In my job compiling the daily newsletter for Lehigh Valley Business, one of my favorite parts of the job is finding the “out of the ordinary” story that wraps up the bottom of the email.
I see it as dessert. You've been a good little business person keeping up on the latest important business news, so you deserve a treat – an oddball story you can share around the water cooler later in the day.
Some are inspirational. A recent "out of the ordinary" had a woman save her own father's life on her first day on the job as a 911 operator.
Some are just ridiculous. (I have a headline up on my computer that says police in Pakistan have charged a 9-month-old baby with attempted murder.)
One thing they have all had in common, though – is that none of these news stories have been about me!
Well, until now.
Wednesday night, I returned home after a four-day vacation to Mexico. (It was lovely. Thanks for asking.)
As much as I dreaded leaving behind the sun-soaked beach, I was eager to get home to see my "new" bathroom. My husband and I scheduled a bathroom remodeling to occur while we were gone.

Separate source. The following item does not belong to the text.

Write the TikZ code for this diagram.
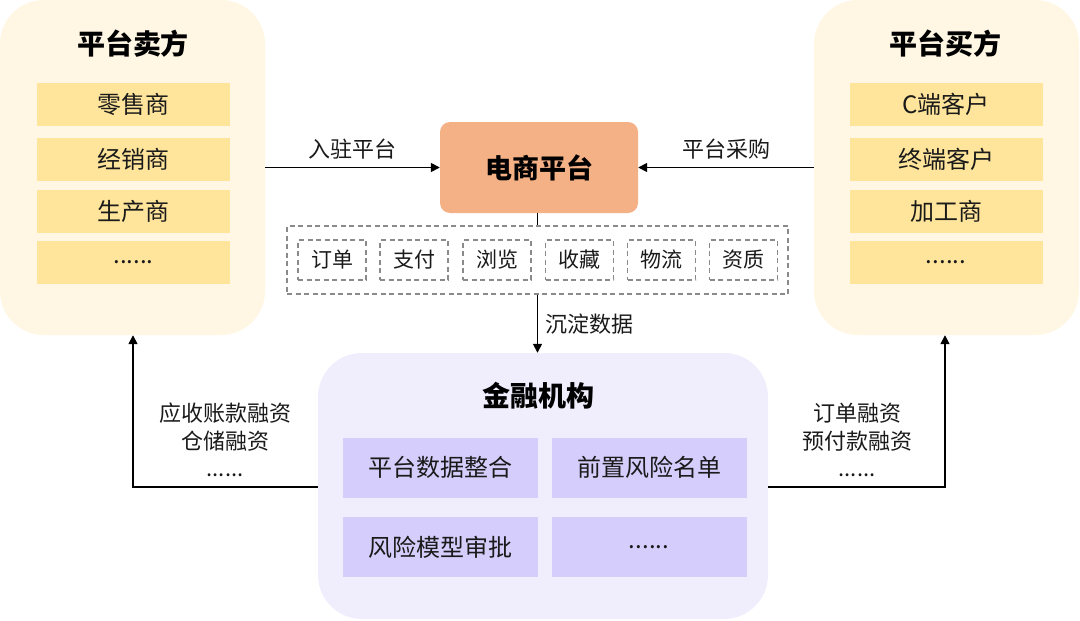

It wasn't a big problem. The contractor is a family friend and my father was going to help. I didn't need to be there.
Or did I?
Because I wasn't there to count heads, I have become my own "out of the ordinary" story.

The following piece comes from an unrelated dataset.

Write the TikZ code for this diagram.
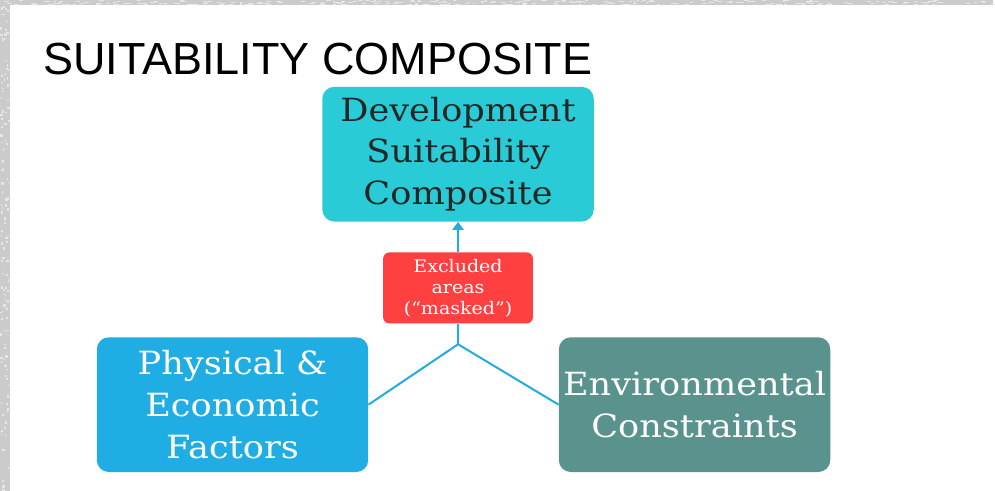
\documentclass[tikz,border=0pt]{standalone}
\usepackage{fontspec}
\setmainfont[FakeStretch=1.1]{DejaVu Serif}
\newfontfamily\titlefont{Liberation Sans}
\usetikzlibrary{arrows.meta}

\definecolor{framegray}{HTML}{CBCBCB}
\definecolor{speck}{HTML}{E6E6E6}
\definecolor{tealbox}{HTML}{29CCD6}
\definecolor{bluebox}{HTML}{1FADE4}
\definecolor{greenbox}{HTML}{5A928D}
\definecolor{redbox}{HTML}{FF4040}
\definecolor{linkblue}{HTML}{1FADE4}
\definecolor{darktext}{HTML}{262626}

\tikzset{
  bigbox/.style={rounded corners=9pt, minimum width=204pt, minimum height=101.25pt,
    inner sep=0pt, align=center, font=\fontsize{24}{31.5}\selectfont},
  maskbox/.style={rounded corners=4.5pt, minimum width=112.5pt, minimum height=53.25pt,
    inner sep=0pt, align=center, fill=redbox, text=white,
    font=\fontsize{13}{15.75}\selectfont},
  link/.style={draw=linkblue, line width=1.5pt},
}

\begin{document}
\begin{tikzpicture}[x=0.75pt, y=-0.75pt]
  % slide page with grey textured frame on the top and left
  \fill[framegray] (0,0) rectangle (995,492);
  \pgfmathsetseed{7}
  \foreach \i in {1,...,260} {
    \pgfmathsetmacro{\px}{rnd*995}
    \pgfmathsetmacro{\py}{rnd*4.5}
    \fill[speck] (\px,\py) rectangle ++(2+rnd*4,1);
  }
  \foreach \i in {1,...,120} {
    \pgfmathsetmacro{\py}{rnd*492}
    \pgfmathsetmacro{\px}{rnd*8}
    \fill[speck] (\px,\py) rectangle ++(1+rnd*2,1+rnd*2);
  }
  \fill[white] (10,5) rectangle (995,492);
  \useasboundingbox (0,0) rectangle (995,492);

  % title
  \node[anchor=base west, inner sep=0pt, font=\titlefont\fontsize{33.8}{40}\selectfont]
    (title) at (43,75) {SUITABILITY COMPOSITE};

  % boxes
  \node[bigbox, fill=tealbox, text=darktext] (dsc) at (459,154.5)
    {Development\\Suitability\\Composite};
  \node[maskbox] (mask) at (459,288.5) {Excluded\\areas\\(“masked”)};
  \node[bigbox, fill=bluebox, text=white] (phys) at (233,405.5)
    {Physical \&\\Economic\\Factors};
  \node[bigbox, fill=greenbox, text=white] (env) at (696,405.5)
    {Environmental\\Constraints};

  % connectors
  \coordinate (join) at (459,345);
  \draw[link] (phys.east) -- (join) -- (env.west);
  \draw[link] (join) -- (mask.south);
  \draw[link, -{Triangle[length=6pt, width=8.25pt]}] (mask.north) -- (dsc.south);
\end{tikzpicture}
\end{document}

"Woman comes home to find beloved pet cat tiled into bathroom floor"
Yes, my long weekend away has turned me into a cautionary tale fit for a Weekly World News story, sigh.
When I called my folks to tell them my husband and I had landed safely, my father bragged that our contractor had just beaten the clock to get the project done in time for our arrival. Some unexpected complications had slowed progress, but they worked hastily to lay the tile and got it installed in time.

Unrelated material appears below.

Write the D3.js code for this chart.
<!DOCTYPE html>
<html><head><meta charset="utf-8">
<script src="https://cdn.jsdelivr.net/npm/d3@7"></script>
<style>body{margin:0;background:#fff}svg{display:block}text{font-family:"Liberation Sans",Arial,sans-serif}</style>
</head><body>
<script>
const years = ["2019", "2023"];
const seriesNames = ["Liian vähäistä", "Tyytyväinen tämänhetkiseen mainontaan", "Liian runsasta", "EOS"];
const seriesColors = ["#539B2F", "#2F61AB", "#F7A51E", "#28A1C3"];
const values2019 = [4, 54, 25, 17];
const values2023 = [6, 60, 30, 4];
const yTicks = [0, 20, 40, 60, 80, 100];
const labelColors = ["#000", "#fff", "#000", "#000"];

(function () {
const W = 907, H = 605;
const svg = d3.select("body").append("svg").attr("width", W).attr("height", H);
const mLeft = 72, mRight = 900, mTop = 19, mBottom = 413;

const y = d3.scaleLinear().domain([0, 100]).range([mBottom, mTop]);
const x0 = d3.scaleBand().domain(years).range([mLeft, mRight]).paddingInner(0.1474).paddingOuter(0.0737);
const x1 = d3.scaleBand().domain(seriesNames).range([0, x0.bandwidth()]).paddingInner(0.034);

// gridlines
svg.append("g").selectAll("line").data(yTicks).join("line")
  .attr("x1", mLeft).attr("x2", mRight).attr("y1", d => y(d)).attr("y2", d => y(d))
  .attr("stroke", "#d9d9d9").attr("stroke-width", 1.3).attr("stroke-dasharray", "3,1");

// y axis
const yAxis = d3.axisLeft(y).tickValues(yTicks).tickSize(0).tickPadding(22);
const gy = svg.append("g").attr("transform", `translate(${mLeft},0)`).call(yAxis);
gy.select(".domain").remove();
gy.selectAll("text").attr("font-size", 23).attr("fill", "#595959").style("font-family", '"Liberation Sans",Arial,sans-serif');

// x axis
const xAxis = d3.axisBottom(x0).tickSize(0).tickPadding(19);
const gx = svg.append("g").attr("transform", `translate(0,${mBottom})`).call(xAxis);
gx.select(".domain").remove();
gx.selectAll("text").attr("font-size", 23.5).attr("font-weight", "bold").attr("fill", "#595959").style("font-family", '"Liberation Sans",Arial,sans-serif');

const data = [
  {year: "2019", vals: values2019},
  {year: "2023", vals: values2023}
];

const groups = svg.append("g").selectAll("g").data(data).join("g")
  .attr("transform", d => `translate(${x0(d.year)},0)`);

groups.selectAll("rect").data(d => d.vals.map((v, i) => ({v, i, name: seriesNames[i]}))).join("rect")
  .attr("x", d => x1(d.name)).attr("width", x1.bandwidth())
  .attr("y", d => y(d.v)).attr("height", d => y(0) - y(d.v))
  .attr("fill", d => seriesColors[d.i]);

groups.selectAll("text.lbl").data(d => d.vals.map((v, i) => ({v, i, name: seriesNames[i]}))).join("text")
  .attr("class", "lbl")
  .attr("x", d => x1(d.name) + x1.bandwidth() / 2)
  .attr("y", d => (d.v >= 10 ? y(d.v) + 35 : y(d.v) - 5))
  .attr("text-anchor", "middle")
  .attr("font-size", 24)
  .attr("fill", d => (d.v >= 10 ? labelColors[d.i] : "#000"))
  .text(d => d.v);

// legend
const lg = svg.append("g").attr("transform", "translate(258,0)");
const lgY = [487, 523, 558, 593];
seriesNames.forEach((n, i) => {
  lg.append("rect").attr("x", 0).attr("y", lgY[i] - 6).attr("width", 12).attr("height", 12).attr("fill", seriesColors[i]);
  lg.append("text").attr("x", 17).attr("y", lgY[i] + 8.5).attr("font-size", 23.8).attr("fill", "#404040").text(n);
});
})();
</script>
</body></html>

Then, he quipped: "You know, we worked awfully fast. I'd count the cats when you get home. We didn't see Edgar when we left."
He was kidding, but unfortunately he wasn't wrong.
When we, too, couldn't find Edgar, my husband went into the bathroom and called his name.
A faint "mew" came echoing up from under the floor. Indeed! He was trapped inside. The joke wasn't funny anymore.
To his credit, the contractor rushed over as soon as he heard. But it was OK. We live in a Cape Cod style house with plenty of funky little access panels, and we were able to lure him up into the wall and out of one of the panels with a can of tuna. We didn't have to rip up the tile to rescue him.
He was hungry and scared, but unharmed, after two days trapped in the floorboards. So the story has a happy ending.
It also has a moral. In construction you should always measure twice and cut once. Then check for any meowing before you lay that last tile.